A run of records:
— START —

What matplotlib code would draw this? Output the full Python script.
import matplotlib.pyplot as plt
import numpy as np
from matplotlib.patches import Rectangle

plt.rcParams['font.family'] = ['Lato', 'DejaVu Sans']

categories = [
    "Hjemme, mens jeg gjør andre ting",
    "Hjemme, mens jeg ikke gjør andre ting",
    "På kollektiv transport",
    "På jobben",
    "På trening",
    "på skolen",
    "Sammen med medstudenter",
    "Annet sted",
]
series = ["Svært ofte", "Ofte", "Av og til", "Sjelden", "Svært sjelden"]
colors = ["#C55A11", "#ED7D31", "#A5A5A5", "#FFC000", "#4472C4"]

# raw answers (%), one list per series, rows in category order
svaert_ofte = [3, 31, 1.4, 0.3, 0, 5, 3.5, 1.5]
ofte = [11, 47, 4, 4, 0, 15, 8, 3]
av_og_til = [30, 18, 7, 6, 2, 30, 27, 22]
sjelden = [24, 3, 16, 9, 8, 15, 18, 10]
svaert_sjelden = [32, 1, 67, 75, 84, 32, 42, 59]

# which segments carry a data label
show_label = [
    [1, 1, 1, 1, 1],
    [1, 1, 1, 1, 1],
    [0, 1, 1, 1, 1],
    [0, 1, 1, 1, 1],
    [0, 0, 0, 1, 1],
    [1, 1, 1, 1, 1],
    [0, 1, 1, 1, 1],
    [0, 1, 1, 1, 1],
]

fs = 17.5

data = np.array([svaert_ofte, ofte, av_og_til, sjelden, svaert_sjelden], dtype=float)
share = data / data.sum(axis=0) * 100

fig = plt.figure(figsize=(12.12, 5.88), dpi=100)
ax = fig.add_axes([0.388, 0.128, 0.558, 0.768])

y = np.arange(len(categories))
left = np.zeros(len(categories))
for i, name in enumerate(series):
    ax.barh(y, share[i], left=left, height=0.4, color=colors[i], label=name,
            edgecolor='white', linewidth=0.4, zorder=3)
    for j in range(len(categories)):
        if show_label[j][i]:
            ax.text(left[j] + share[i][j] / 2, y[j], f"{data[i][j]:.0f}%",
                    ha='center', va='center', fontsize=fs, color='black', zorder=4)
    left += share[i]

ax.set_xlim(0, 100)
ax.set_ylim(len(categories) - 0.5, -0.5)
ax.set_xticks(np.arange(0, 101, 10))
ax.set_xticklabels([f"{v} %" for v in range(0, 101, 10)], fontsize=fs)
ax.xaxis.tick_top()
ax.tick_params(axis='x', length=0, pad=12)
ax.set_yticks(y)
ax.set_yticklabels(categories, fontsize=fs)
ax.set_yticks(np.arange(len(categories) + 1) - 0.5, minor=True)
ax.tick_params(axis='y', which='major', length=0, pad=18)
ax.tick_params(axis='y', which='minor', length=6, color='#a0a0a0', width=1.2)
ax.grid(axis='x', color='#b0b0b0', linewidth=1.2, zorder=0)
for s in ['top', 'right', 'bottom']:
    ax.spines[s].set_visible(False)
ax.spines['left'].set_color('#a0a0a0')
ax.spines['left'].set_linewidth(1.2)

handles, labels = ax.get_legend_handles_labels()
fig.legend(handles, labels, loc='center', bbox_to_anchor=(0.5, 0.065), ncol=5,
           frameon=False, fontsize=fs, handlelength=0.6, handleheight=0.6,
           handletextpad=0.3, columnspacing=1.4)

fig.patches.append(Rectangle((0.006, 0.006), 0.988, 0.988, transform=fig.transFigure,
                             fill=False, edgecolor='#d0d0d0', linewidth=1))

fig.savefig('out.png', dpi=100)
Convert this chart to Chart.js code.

— END —

Goal:
Reproduce word for word the lines of the records above, beginning at the first and ending with the line where "svaert_sjelden = [32, 1, 67, 75, 84, 32, 42, 59]" appears, and nothing past it.

Answer to the problem:
What matplotlib code would draw this? Output the full Python script.
import matplotlib.pyplot as plt
import numpy as np
from matplotlib.patches import Rectangle

plt.rcParams['font.family'] = ['Lato', 'DejaVu Sans']

categories = [
    "Hjemme, mens jeg gjør andre ting",
    "Hjemme, mens jeg ikke gjør andre ting",
    "På kollektiv transport",
    "På jobben",
    "På trening",
    "på skolen",
    "Sammen med medstudenter",
    "Annet sted",
]
series = ["Svært ofte", "Ofte", "Av og til", "Sjelden", "Svært sjelden"]
colors = ["#C55A11", "#ED7D31", "#A5A5A5", "#FFC000", "#4472C4"]

# raw answers (%), one list per series, rows in category order
svaert_ofte = [3, 31, 1.4, 0.3, 0, 5, 3.5, 1.5]
ofte = [11, 47, 4, 4, 0, 15, 8, 3]
av_og_til = [30, 18, 7, 6, 2, 30, 27, 22]
sjelden = [24, 3, 16, 9, 8, 15, 18, 10]
svaert_sjelden = [32, 1, 67, 75, 84, 32, 42, 59]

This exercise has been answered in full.